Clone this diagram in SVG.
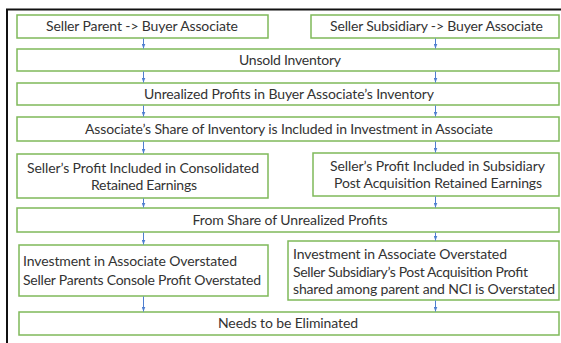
<svg xmlns="http://www.w3.org/2000/svg" width="561" height="343" viewBox="0 0 561 343">
<defs>
<style>
.box{fill:#fff;stroke:#7fb95a;stroke-width:1.5}
.t{font-family:Lato,"Open Sans",sans-serif;font-size:14px;fill:#333}
.c{text-anchor:middle}
.con line{stroke:#4f7fd0;stroke-width:1}
</style>
<marker id="ah" markerWidth="5" markerHeight="4" refX="5" refY="2" orient="auto" markerUnits="userSpaceOnUse">
<path d="M0,0 L5,2 L0,4 Z" fill="#4f7fd0"/>
</marker>
</defs>
<rect width="561" height="343" fill="#fff"/>
<path d="M7,343 V9.5 H561" fill="none" stroke="#111" stroke-width="2"/>
<g id="n1"><rect class="box" x="17" y="15" width="251" height="23"/><text class="t c" x="142" y="31" textLength="192">Seller Parent -&gt; Buyer Associate</text></g>
<g id="n2"><rect class="box" x="311" y="15" width="248" height="23"/><text class="t c" x="436.5" y="31" textLength="213">Seller Subsidiary -&gt; Buyer Associate</text></g>
<g id="n3"><rect class="box" x="17" y="49" width="542" height="22"/><text class="t c" x="290" y="65" textLength="102">Unsold Inventory</text></g>
<g id="n4"><rect class="box" x="17" y="83" width="542" height="22"/><text class="t c" x="289" y="99" textLength="290">Unrealized Profits in Buyer Associate’s Inventory</text></g>
<g id="n5"><rect class="box" x="17" y="117" width="542" height="24"/><text class="t c" x="289" y="134" textLength="408">Associate’s Share of Inventory is Included in Investment in Associate</text></g>
<g id="n6"><rect class="box" x="17" y="154" width="251" height="44"/><text class="t c" x="143" y="172.5" textLength="232">Seller’s Profit Included in Consolidated</text><text class="t c" x="144" y="190" textLength="106">Retained Earnings</text></g>
<g id="n7"><rect class="box" x="313" y="153" width="246" height="43"/><text class="t c" x="437.5" y="170.5" textLength="215">Seller’s Profit Included in Subsidiary</text><text class="t c" x="438" y="188" textLength="208">Post Acquisition Retained Earnings</text></g>
<g id="n8"><rect class="box" x="17" y="208" width="542" height="24"/><text class="t c" x="290" y="225" textLength="195">From Share of Unrealized Profits</text></g>
<g id="n9"><rect class="box" x="19" y="245" width="249" height="51"/><text class="t" x="23" y="266" textLength="214">Investment in Associate Overstated</text><text class="t" x="23" y="285" textLength="238">Seller Parents Console Profit Overstated</text></g>
<g id="n10"><rect class="box" x="288" y="241" width="271" height="59"/><text class="t" x="293" y="259" textLength="214">Investment in Associate Overstated</text><text class="t" x="293" y="277" textLength="235">Seller Subsidiary’s Post Acquisition Profit</text><text class="t" x="293" y="294" textLength="262">shared among parent and NCI is Overstated</text></g>
<g id="n11"><rect class="box" x="19" y="312" width="540" height="23"/><text class="t c" x="288" y="328" textLength="140">Needs to be Eliminated</text></g>
<g id="connectors" class="con">
<line x1="143.5" y1="38.5" x2="143.5" y2="48.5" marker-end="url(#ah)"/>
<line x1="435.5" y1="38.5" x2="435.5" y2="48.5" marker-end="url(#ah)"/>
<line x1="143.5" y1="71.5" x2="143.5" y2="82.5" marker-end="url(#ah)"/>
<line x1="435.5" y1="71.5" x2="435.5" y2="82.5" marker-end="url(#ah)"/>
<line x1="143.5" y1="105.5" x2="143.5" y2="116.5" marker-end="url(#ah)"/>
<line x1="435.5" y1="105.5" x2="435.5" y2="116.5" marker-end="url(#ah)"/>
<line x1="143.5" y1="141.5" x2="143.5" y2="153.5" marker-end="url(#ah)"/>
<line x1="435.5" y1="141.5" x2="435.5" y2="152.5" marker-end="url(#ah)"/>
<line x1="143.5" y1="198.5" x2="143.5" y2="207.5" marker-end="url(#ah)"/>
<line x1="435.5" y1="196.5" x2="435.5" y2="207.5" marker-end="url(#ah)"/>
<line x1="143.5" y1="232.5" x2="143.5" y2="244.5" marker-end="url(#ah)"/>
<line x1="435.5" y1="232.5" x2="435.5" y2="240.5" marker-end="url(#ah)"/>
<line x1="143.5" y1="296.5" x2="143.5" y2="311.5" marker-end="url(#ah)"/>
<line x1="435.5" y1="300.5" x2="435.5" y2="311.5" marker-end="url(#ah)"/>
</g>
</svg>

» **What needs to be done**
Copy all the data exactly as written, but skip any picture.

» **Exercise result**
Clone this diagram in SVG.
<svg xmlns="http://www.w3.org/2000/svg" width="561" height="343" viewBox="0 0 561 343">
<defs>
<style>
.box{fill:#fff;stroke:#7fb95a;stroke-width:1.5}
.t{font-family:Lato,"Open Sans",sans-serif;font-size:14px;fill:#333}
.c{text-anchor:middle}
.con line{stroke:#4f7fd0;stroke-width:1}
</style>
<marker id="ah" markerWidth="5" markerHeight="4" refX="5" refY="2" orient="auto" markerUnits="userSpaceOnUse">
<path d="M0,0 L5,2 L0,4 Z" fill="#4f7fd0"/>
</marker>
</defs>
<rect width="561" height="343" fill="#fff"/>
<path d="M7,343 V9.5 H561" fill="none" stroke="#111" stroke-width="2"/>
<g id="n1"><rect class="box" x="17" y="15" width="251" height="23"/><text class="t c" x="142" y="31" textLength="192">Seller Parent -&gt; Buyer Associate</text></g>
<g id="n2"><rect class="box" x="311" y="15" width="248" height="23"/><text class="t c" x="436.5" y="31" textLength="213">Seller Subsidiary -&gt; Buyer Associate</text></g>
<g id="n3"><rect class="box" x="17" y="49" width="542" height="22"/><text class="t c" x="290" y="65" textLength="102">Unsold Inventory</text></g>
<g id="n4"><rect class="box" x="17" y="83" width="542" height="22"/><text class="t c" x="289" y="99" textLength="290">Unrealized Profits in Buyer Associate’s Inventory</text></g>
<g id="n5"><rect class="box" x="17" y="117" width="542" height="24"/><text class="t c" x="289" y="134" textLength="408">Associate’s Share of Inventory is Included in Investment in Associate</text></g>
<g id="n6"><rect class="box" x="17" y="154" width="251" height="44"/><text class="t c" x="143" y="172.5" textLength="232">Seller’s Profit Included in Consolidated</text><text class="t c" x="144" y="190" textLength="106">Retained Earnings</text></g>
<g id="n7"><rect class="box" x="313" y="153" width="246" height="43"/><text class="t c" x="437.5" y="170.5" textLength="215">Seller’s Profit Included in Subsidiary</text><text class="t c" x="438" y="188" textLength="208">Post Acquisition Retained Earnings</text></g>
<g id="n8"><rect class="box" x="17" y="208" width="542" height="24"/><text class="t c" x="290" y="225" textLength="195">From Share of Unrealized Profits</text></g>
<g id="n9"><rect class="box" x="19" y="245" width="249" height="51"/><text class="t" x="23" y="266" textLength="214">Investment in Associate Overstated</text><text class="t" x="23" y="285" textLength="238">Seller Parents Console Profit Overstated</text></g>
<g id="n10"><rect class="box" x="288" y="241" width="271" height="59"/><text class="t" x="293" y="259" textLength="214">Investment in Associate Overstated</text><text class="t" x="293" y="277" textLength="235">Seller Subsidiary’s Post Acquisition Profit</text><text class="t" x="293" y="294" textLength="262">shared among parent and NCI is Overstated</text></g>
<g id="n11"><rect class="box" x="19" y="312" width="540" height="23"/><text class="t c" x="288" y="328" textLength="140">Needs to be Eliminated</text></g>
<g id="connectors" class="con">
<line x1="143.5" y1="38.5" x2="143.5" y2="48.5" marker-end="url(#ah)"/>
<line x1="435.5" y1="38.5" x2="435.5" y2="48.5" marker-end="url(#ah)"/>
<line x1="143.5" y1="71.5" x2="143.5" y2="82.5" marker-end="url(#ah)"/>
<line x1="435.5" y1="71.5" x2="435.5" y2="82.5" marker-end="url(#ah)"/>
<line x1="143.5" y1="105.5" x2="143.5" y2="116.5" marker-end="url(#ah)"/>
<line x1="435.5" y1="105.5" x2="435.5" y2="116.5" marker-end="url(#ah)"/>
<line x1="143.5" y1="141.5" x2="143.5" y2="153.5" marker-end="url(#ah)"/>
<line x1="435.5" y1="141.5" x2="435.5" y2="152.5" marker-end="url(#ah)"/>
<line x1="143.5" y1="198.5" x2="143.5" y2="207.5" marker-end="url(#ah)"/>
<line x1="435.5" y1="196.5" x2="435.5" y2="207.5" marker-end="url(#ah)"/>
<line x1="143.5" y1="232.5" x2="143.5" y2="244.5" marker-end="url(#ah)"/>
<line x1="435.5" y1="232.5" x2="435.5" y2="240.5" marker-end="url(#ah)"/>
<line x1="143.5" y1="296.5" x2="143.5" y2="311.5" marker-end="url(#ah)"/>
<line x1="435.5" y1="300.5" x2="435.5" y2="311.5" marker-end="url(#ah)"/>
</g>
</svg>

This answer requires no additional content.